# Requirement:
Copy the records below exactly, starting at the line that contains "Write a Python" and ending at the line that contains "6.8, 7.8, 10.8, 2.3, 0.3, 0.0, 0.0, 0.0]"; leave out any pictures.

╭─ Task material

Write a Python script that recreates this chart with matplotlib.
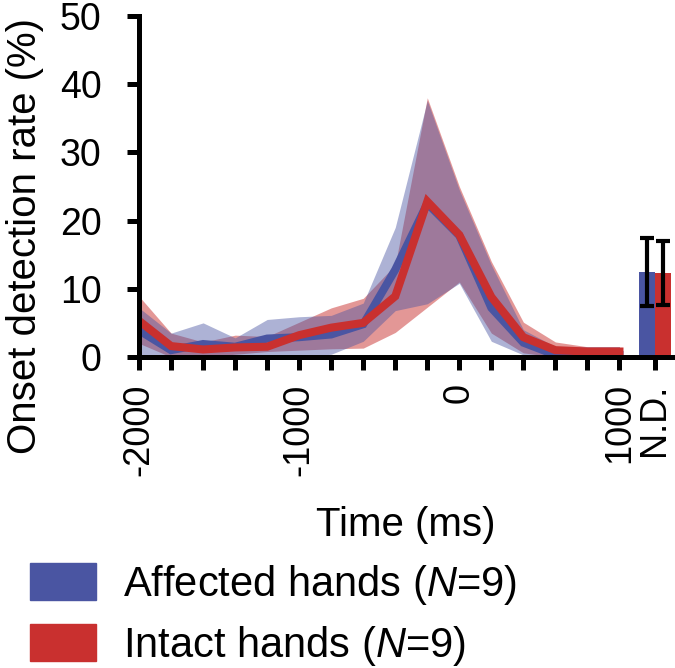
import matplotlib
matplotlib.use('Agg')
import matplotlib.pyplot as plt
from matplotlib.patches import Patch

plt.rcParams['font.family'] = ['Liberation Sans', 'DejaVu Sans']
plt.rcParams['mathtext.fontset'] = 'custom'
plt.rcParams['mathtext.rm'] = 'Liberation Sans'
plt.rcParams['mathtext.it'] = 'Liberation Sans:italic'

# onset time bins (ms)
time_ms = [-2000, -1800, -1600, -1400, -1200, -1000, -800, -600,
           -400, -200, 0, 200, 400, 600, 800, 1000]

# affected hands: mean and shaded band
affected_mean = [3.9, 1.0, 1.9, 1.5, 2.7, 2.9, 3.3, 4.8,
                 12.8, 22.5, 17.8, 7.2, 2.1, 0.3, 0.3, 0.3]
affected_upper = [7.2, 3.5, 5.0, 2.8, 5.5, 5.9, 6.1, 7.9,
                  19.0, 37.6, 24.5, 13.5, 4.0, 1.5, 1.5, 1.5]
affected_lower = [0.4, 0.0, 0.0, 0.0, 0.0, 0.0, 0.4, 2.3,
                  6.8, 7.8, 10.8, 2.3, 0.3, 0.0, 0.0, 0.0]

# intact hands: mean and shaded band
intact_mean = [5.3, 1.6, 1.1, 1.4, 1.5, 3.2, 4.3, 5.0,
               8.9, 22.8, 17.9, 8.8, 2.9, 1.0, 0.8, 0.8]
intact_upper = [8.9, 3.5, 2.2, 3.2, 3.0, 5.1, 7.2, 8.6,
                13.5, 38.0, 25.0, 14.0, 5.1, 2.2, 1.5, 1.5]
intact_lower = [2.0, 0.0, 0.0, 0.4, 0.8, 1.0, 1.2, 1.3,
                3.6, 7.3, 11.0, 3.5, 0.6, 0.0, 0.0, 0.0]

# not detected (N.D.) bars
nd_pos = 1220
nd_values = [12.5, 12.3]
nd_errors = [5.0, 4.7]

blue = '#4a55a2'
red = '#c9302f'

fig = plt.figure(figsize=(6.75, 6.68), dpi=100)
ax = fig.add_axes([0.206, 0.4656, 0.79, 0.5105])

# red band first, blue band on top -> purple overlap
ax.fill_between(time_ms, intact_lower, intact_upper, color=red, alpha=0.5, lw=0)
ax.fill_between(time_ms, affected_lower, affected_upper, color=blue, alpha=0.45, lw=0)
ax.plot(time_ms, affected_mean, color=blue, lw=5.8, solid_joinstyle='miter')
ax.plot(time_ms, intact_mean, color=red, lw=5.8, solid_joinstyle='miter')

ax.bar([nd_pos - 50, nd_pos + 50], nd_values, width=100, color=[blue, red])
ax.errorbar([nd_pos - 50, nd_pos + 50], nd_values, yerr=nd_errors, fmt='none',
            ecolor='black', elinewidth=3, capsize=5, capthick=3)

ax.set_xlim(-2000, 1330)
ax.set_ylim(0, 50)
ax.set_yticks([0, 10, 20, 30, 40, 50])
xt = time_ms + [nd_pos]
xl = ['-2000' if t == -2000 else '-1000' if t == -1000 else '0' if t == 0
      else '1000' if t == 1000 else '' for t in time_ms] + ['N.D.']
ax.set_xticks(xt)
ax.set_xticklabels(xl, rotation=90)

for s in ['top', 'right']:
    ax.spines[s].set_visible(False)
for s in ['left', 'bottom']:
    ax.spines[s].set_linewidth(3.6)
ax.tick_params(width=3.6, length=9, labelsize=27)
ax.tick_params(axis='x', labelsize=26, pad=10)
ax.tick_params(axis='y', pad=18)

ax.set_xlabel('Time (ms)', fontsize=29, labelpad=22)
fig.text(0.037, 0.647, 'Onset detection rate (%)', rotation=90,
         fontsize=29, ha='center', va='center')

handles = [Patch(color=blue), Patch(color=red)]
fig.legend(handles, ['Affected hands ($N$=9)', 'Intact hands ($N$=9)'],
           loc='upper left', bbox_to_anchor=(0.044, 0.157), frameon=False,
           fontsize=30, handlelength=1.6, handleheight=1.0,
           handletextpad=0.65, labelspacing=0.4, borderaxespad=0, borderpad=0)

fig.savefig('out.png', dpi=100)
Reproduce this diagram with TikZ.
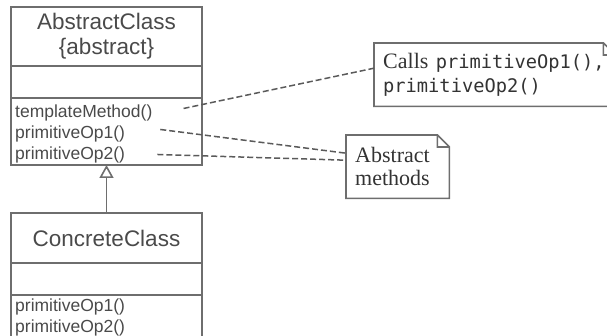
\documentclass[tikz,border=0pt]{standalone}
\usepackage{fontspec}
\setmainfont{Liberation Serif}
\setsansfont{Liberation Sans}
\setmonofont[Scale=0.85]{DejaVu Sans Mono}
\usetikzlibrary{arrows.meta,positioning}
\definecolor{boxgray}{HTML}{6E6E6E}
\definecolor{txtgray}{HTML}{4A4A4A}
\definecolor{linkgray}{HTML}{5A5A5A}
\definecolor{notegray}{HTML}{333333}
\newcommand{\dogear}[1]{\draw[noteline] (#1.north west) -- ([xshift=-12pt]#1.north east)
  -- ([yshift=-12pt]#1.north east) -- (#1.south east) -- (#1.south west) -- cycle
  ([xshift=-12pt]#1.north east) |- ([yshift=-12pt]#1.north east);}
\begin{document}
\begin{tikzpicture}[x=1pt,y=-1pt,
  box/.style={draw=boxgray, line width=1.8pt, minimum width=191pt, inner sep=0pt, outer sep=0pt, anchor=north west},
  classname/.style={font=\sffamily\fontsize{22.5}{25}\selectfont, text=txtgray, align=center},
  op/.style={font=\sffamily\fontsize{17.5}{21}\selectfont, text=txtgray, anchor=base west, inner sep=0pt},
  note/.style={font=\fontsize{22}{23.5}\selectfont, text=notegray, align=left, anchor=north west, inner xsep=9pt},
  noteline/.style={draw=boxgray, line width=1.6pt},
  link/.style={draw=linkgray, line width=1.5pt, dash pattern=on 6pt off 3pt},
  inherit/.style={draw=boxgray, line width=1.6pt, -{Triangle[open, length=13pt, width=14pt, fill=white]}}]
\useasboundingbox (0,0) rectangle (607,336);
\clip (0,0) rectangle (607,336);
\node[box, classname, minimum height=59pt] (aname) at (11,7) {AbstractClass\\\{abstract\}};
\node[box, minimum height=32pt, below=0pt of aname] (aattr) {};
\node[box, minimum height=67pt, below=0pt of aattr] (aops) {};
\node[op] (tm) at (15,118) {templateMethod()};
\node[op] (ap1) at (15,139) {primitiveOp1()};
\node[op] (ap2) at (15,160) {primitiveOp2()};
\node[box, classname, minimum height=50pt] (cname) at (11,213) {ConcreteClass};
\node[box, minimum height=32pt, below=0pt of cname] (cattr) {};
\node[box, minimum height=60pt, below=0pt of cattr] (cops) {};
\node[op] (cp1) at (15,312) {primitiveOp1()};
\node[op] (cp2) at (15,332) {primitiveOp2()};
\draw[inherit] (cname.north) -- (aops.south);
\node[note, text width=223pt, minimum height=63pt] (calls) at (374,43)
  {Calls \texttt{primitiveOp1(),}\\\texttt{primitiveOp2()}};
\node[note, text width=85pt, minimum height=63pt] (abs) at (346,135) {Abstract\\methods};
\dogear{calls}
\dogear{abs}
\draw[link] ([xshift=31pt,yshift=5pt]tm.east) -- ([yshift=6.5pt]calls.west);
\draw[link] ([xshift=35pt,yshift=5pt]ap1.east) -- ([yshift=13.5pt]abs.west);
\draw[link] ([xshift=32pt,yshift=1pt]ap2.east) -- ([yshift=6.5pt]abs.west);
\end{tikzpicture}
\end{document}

╰─
╭─ Task material

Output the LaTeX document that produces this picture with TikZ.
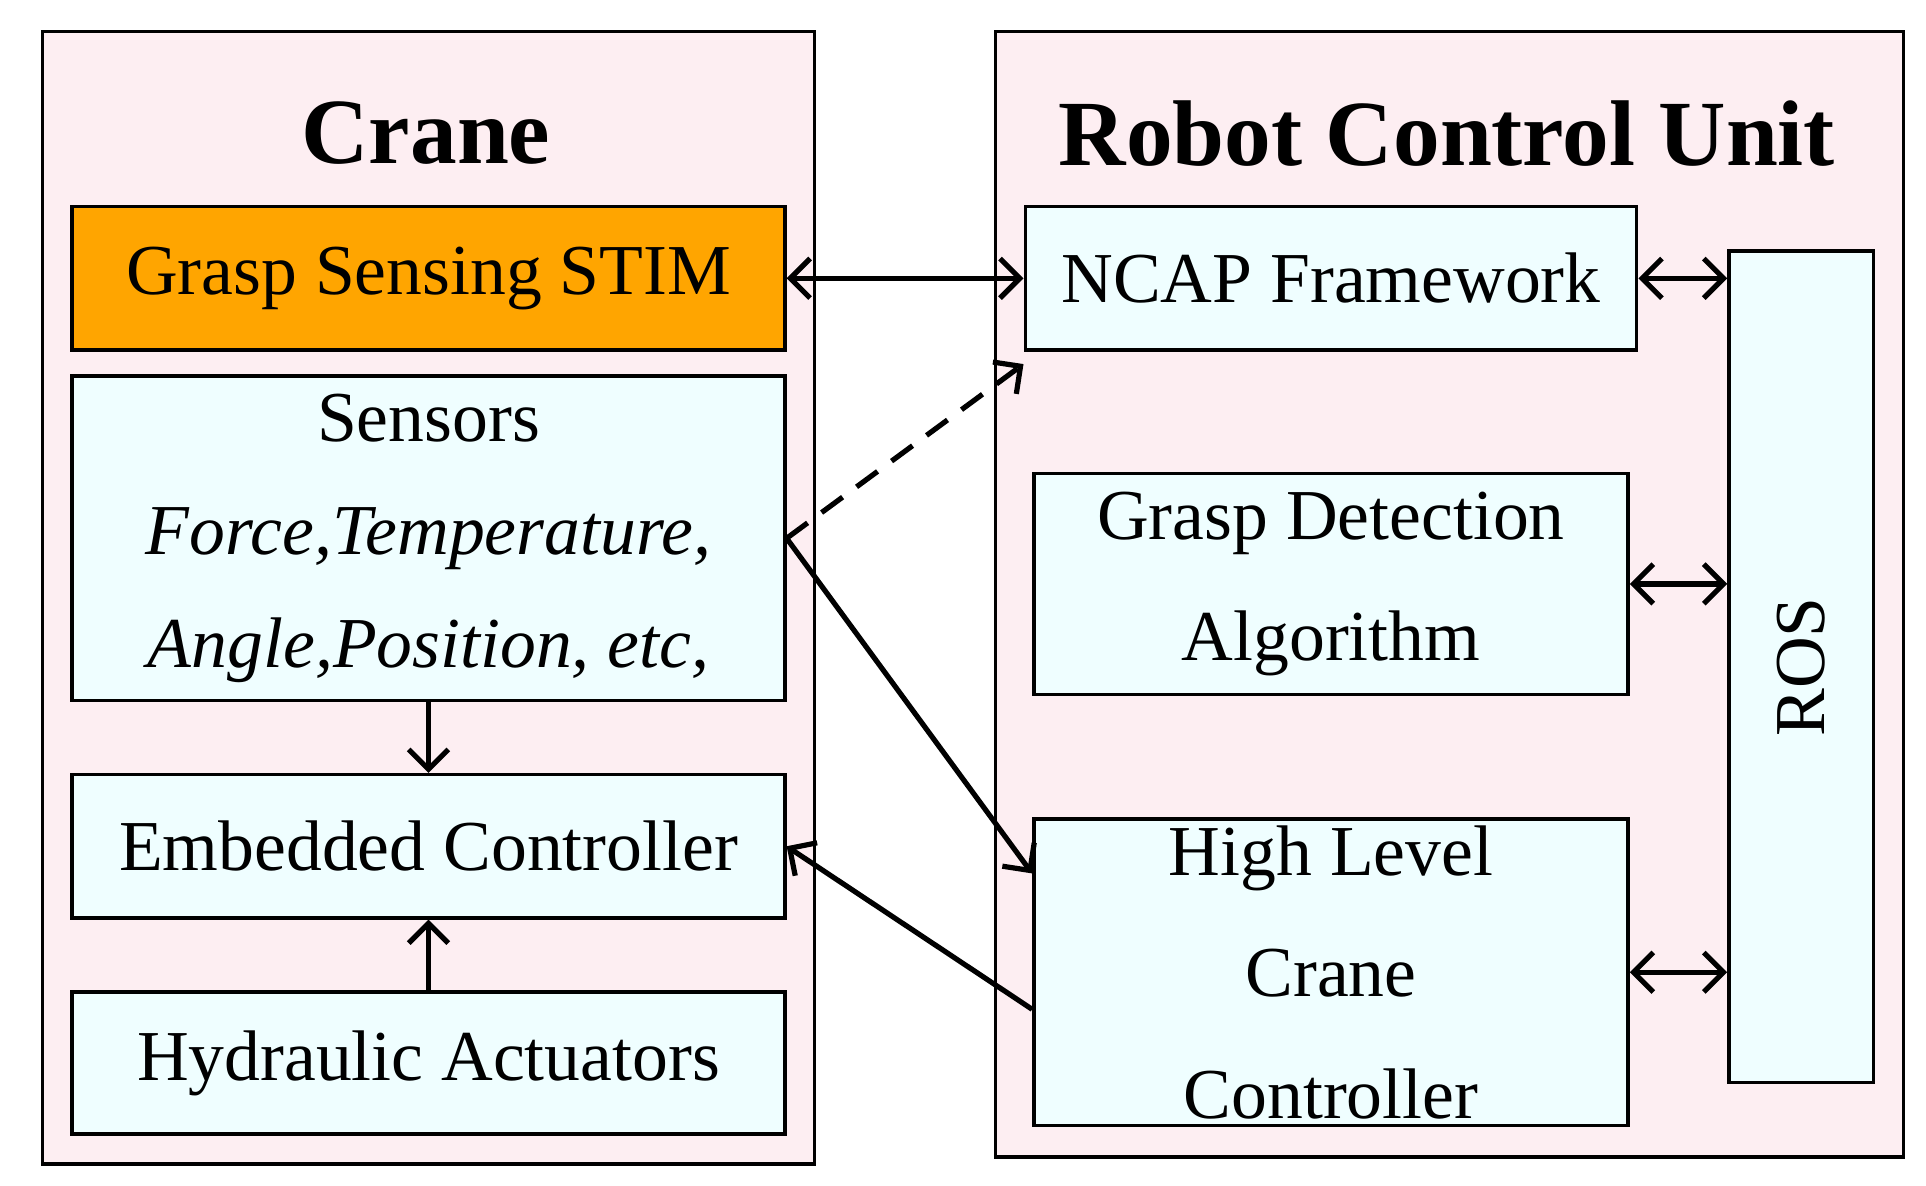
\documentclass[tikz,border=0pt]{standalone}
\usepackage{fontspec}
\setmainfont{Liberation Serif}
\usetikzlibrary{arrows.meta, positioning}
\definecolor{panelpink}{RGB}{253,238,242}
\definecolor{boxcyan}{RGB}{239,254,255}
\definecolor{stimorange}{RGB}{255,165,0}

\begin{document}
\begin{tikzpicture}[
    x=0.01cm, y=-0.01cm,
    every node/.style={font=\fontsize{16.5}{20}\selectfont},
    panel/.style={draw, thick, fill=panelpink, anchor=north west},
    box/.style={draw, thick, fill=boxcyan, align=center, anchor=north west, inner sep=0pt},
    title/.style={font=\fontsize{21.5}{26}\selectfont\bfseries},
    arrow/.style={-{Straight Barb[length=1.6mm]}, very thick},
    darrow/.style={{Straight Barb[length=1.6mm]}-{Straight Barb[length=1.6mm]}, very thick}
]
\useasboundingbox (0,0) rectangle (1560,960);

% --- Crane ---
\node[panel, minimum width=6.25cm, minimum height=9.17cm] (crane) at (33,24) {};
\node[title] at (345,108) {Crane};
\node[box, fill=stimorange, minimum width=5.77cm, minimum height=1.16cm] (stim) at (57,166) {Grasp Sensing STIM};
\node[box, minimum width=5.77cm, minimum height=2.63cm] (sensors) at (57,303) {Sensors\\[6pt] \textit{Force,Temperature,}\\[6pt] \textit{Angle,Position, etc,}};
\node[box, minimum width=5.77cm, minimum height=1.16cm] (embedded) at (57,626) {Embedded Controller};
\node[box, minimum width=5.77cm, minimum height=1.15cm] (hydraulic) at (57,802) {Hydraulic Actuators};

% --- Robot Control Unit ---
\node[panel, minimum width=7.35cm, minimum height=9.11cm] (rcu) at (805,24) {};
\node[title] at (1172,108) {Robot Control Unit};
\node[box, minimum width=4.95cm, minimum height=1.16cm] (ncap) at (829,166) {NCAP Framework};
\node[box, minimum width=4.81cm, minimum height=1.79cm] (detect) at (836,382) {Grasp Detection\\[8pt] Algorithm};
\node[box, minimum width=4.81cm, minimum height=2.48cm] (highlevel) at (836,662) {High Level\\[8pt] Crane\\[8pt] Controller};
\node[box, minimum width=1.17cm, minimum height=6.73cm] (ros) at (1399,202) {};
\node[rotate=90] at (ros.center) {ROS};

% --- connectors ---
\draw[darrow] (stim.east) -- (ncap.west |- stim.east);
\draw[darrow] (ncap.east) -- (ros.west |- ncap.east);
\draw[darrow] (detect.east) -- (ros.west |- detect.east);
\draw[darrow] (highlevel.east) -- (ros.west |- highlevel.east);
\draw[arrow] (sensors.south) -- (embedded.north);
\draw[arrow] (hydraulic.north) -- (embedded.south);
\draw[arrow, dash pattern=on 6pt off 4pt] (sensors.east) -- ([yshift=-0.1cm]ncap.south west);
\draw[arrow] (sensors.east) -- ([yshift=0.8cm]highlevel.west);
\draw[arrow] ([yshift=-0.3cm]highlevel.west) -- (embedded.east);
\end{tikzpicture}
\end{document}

╰─

# Full output:
Write a Python script that recreates this chart with matplotlib.
import matplotlib
matplotlib.use('Agg')
import matplotlib.pyplot as plt
from matplotlib.patches import Patch

plt.rcParams['font.family'] = ['Liberation Sans', 'DejaVu Sans']
plt.rcParams['mathtext.fontset'] = 'custom'
plt.rcParams['mathtext.rm'] = 'Liberation Sans'
plt.rcParams['mathtext.it'] = 'Liberation Sans:italic'

# onset time bins (ms)
time_ms = [-2000, -1800, -1600, -1400, -1200, -1000, -800, -600,
           -400, -200, 0, 200, 400, 600, 800, 1000]

# affected hands: mean and shaded band
affected_mean = [3.9, 1.0, 1.9, 1.5, 2.7, 2.9, 3.3, 4.8,
                 12.8, 22.5, 17.8, 7.2, 2.1, 0.3, 0.3, 0.3]
affected_upper = [7.2, 3.5, 5.0, 2.8, 5.5, 5.9, 6.1, 7.9,
                  19.0, 37.6, 24.5, 13.5, 4.0, 1.5, 1.5, 1.5]
affected_lower = [0.4, 0.0, 0.0, 0.0, 0.0, 0.0, 0.4, 2.3,
                  6.8, 7.8, 10.8, 2.3, 0.3, 0.0, 0.0, 0.0]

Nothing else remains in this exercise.